STATED EXERCISE: Copy every line of the data that contains the string "this".

--- Start of MATERIAL FOR THE TASK ---

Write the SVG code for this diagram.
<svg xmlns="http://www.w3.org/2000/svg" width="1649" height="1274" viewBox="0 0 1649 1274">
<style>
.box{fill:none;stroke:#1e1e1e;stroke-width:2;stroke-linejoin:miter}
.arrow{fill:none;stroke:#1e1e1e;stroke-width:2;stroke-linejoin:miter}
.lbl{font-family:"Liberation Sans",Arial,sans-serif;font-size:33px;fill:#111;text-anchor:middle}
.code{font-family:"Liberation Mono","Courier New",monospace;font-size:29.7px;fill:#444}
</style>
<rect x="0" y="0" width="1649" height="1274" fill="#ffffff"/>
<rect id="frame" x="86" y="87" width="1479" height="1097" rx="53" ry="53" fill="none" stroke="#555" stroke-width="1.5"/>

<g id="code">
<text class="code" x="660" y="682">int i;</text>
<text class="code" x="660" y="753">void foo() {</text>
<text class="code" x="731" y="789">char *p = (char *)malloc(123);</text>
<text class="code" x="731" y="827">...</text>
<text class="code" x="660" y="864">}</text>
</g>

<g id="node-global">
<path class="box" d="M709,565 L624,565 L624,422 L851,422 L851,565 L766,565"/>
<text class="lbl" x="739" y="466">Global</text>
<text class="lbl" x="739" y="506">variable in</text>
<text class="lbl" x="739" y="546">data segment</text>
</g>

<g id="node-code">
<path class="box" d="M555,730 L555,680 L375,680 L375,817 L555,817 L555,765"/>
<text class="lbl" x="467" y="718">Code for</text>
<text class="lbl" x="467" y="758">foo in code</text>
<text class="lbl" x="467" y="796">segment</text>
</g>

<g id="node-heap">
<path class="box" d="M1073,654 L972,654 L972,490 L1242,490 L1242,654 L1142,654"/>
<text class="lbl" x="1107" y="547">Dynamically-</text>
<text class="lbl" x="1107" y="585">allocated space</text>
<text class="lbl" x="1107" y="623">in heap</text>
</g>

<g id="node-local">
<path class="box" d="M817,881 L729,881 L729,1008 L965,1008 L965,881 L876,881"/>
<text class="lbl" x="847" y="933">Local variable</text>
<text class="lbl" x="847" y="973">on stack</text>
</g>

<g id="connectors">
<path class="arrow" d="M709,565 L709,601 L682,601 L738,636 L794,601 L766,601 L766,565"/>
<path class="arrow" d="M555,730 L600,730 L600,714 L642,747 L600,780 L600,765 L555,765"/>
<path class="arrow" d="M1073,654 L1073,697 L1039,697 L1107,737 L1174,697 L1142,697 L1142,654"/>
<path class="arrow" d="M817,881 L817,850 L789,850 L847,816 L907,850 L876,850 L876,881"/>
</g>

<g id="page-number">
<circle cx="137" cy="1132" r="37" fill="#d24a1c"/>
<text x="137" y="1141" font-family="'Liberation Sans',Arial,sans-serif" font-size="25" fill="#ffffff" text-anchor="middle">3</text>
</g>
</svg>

--- End of MATERIAL FOR THE TASK ---
--- Start of MATERIAL FOR THE TASK ---

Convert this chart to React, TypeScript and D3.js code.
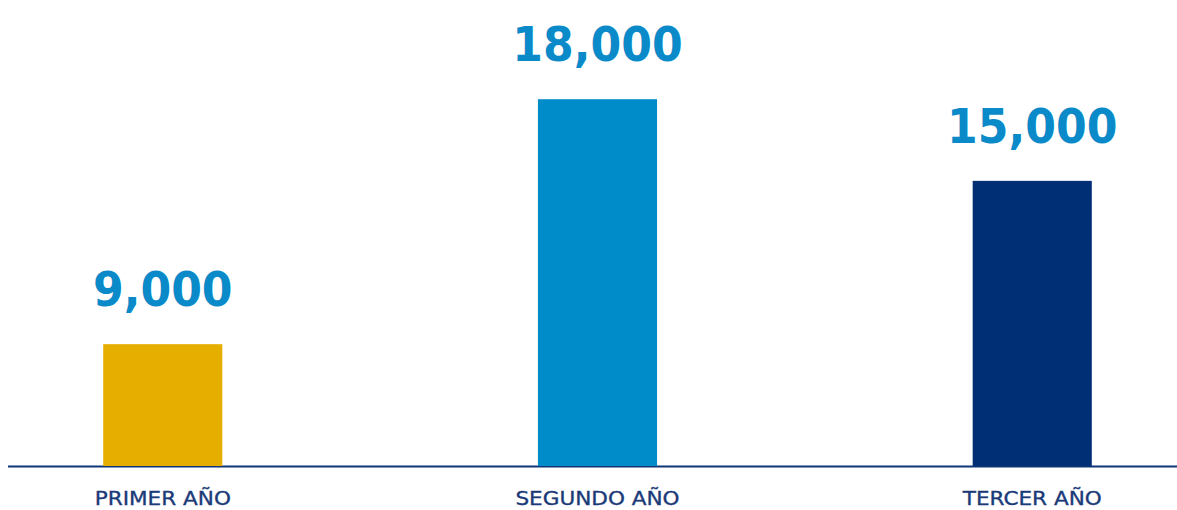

--- End of MATERIAL FOR THE TASK ---
--- Start of MATERIAL FOR THE TASK ---

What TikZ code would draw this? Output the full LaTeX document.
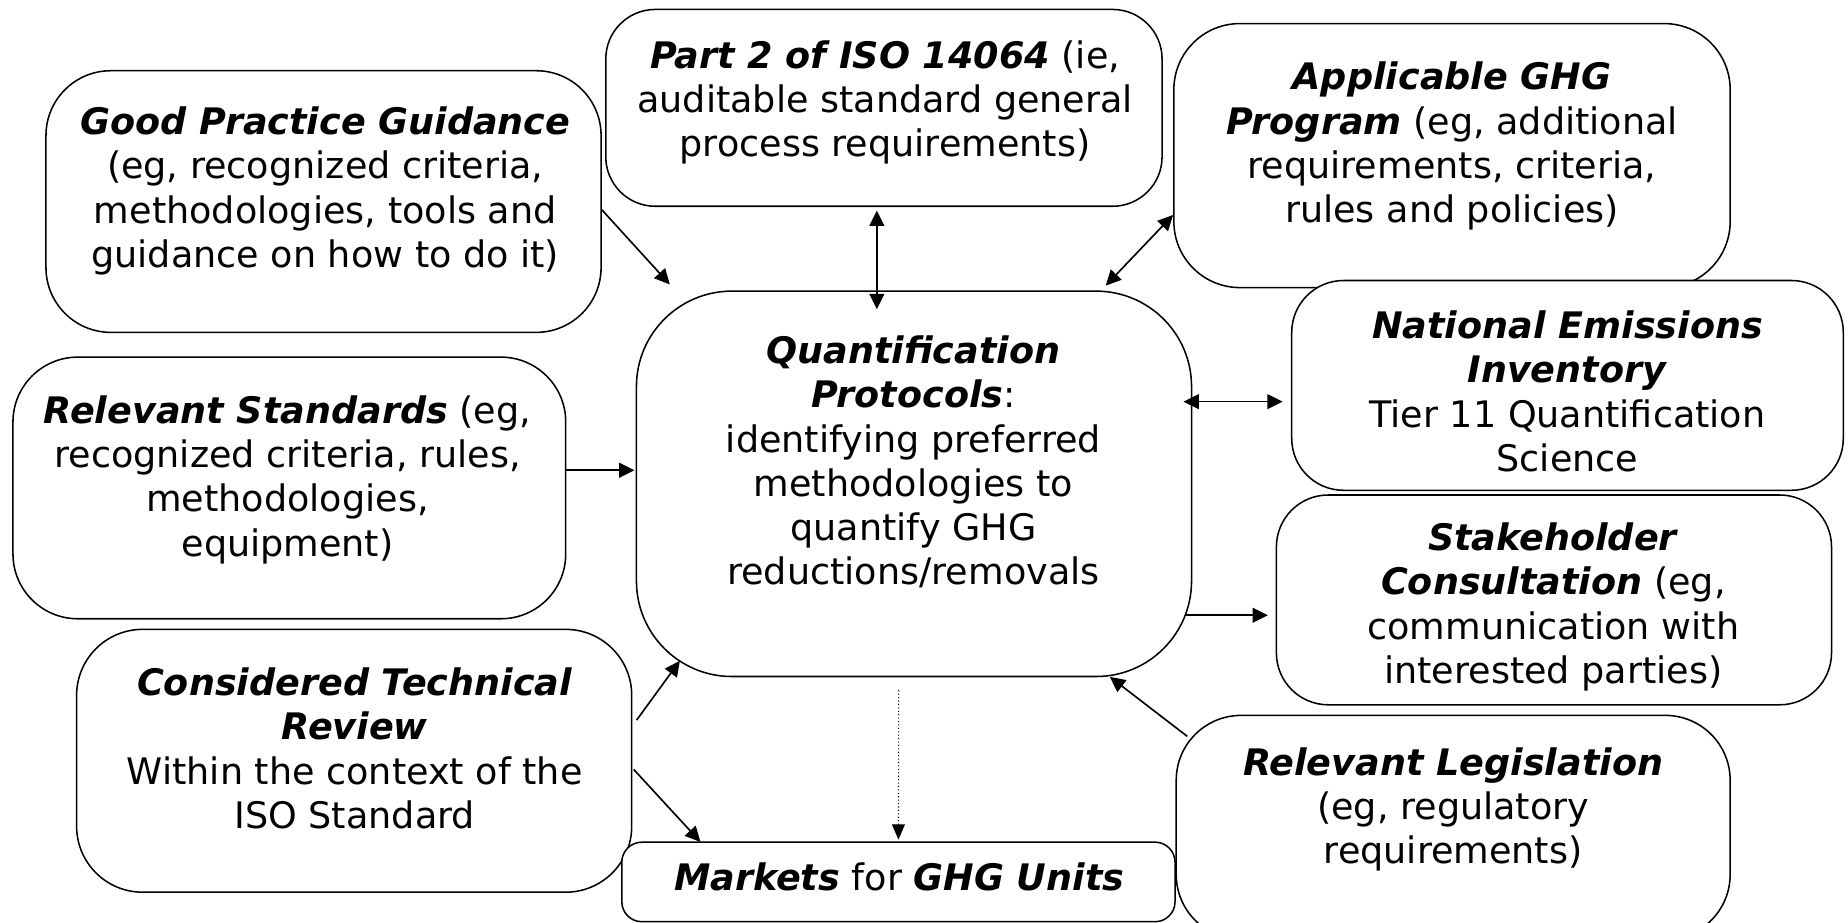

--- End of MATERIAL FOR THE TASK ---

SOLUTION:
Write the SVG code for this diagram.
Convert this chart to React, TypeScript and D3.js code.
What TikZ code would draw this? Output the full LaTeX document.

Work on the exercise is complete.